WHAT THE TASK ASKS
Set down each line of the data below exactly as it stands, dropping the pictures.

DATA LINES
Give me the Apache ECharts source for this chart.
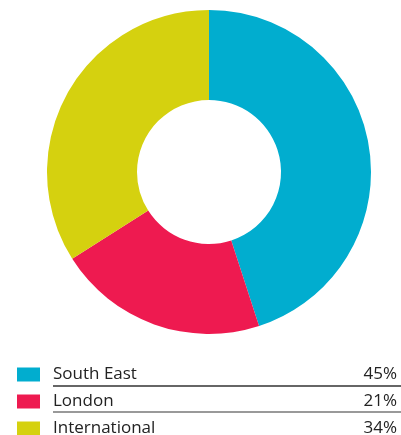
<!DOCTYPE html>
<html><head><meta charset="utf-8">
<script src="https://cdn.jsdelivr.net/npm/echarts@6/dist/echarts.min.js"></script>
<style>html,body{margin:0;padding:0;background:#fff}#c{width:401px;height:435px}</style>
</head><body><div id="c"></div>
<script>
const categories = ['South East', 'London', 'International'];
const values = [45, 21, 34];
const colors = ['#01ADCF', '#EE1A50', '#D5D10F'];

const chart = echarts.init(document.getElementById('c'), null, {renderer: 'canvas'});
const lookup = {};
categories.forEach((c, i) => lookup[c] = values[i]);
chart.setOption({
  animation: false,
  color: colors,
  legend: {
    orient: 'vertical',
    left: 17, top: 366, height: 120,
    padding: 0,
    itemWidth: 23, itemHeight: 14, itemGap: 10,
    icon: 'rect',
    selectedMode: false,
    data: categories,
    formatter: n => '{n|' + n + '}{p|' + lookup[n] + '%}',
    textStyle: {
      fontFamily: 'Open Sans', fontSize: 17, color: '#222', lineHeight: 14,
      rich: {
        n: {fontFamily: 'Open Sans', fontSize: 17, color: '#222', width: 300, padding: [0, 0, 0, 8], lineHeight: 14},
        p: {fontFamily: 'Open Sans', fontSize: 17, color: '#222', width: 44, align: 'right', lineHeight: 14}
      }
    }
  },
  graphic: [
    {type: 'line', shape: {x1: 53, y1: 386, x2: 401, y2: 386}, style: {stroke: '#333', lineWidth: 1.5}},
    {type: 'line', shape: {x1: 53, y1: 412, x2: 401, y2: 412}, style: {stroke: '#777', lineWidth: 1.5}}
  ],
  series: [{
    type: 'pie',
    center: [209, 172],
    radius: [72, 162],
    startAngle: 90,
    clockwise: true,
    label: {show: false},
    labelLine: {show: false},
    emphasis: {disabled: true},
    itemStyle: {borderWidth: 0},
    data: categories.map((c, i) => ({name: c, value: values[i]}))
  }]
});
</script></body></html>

TASK OUTPUT
Give me the Apache ECharts source for this chart.
<!DOCTYPE html>
<html><head><meta charset="utf-8">
<script src="https://cdn.jsdelivr.net/npm/echarts@6/dist/echarts.min.js"></script>
<style>html,body{margin:0;padding:0;background:#fff}#c{width:401px;height:435px}</style>
</head><body><div id="c"></div>
<script>
const categories = ['South East', 'London', 'International'];
const values = [45, 21, 34];
const colors = ['#01ADCF', '#EE1A50', '#D5D10F'];

const chart = echarts.init(document.getElementById('c'), null, {renderer: 'canvas'});
const lookup = {};
categories.forEach((c, i) => lookup[c] = values[i]);
chart.setOption({
  animation: false,
  color: colors,
  legend: {
    orient: 'vertical',
    left: 17, top: 366, height: 120,
    padding: 0,
    itemWidth: 23, itemHeight: 14, itemGap: 10,
    icon: 'rect',
    selectedMode: false,
    data: categories,
    formatter: n => '{n|' + n + '}{p|' + lookup[n] + '%}',
    textStyle: {
      fontFamily: 'Open Sans', fontSize: 17, color: '#222', lineHeight: 14,
      rich: {
        n: {fontFamily: 'Open Sans', fontSize: 17, color: '#222', width: 300, padding: [0, 0, 0, 8], lineHeight: 14},
        p: {fontFamily: 'Open Sans', fontSize: 17, color: '#222', width: 44, align: 'right', lineHeight: 14}
      }
    }
  },
  graphic: [
    {type: 'line', shape: {x1: 53, y1: 386, x2: 401, y2: 386}, style: {stroke: '#333', lineWidth: 1.5}},
    {type: 'line', shape: {x1: 53, y1: 412, x2: 401, y2: 412}, style: {stroke: '#777', lineWidth: 1.5}}
  ],
  series: [{
    type: 'pie',
    center: [209, 172],
    radius: [72, 162],
    startAngle: 90,
    clockwise: true,
    label: {show: false},
    labelLine: {show: false},
    emphasis: {disabled: true},
    itemStyle: {borderWidth: 0},
    data: categories.map((c, i) => ({name: c, value: values[i]}))
  }]
});
</script></body></html>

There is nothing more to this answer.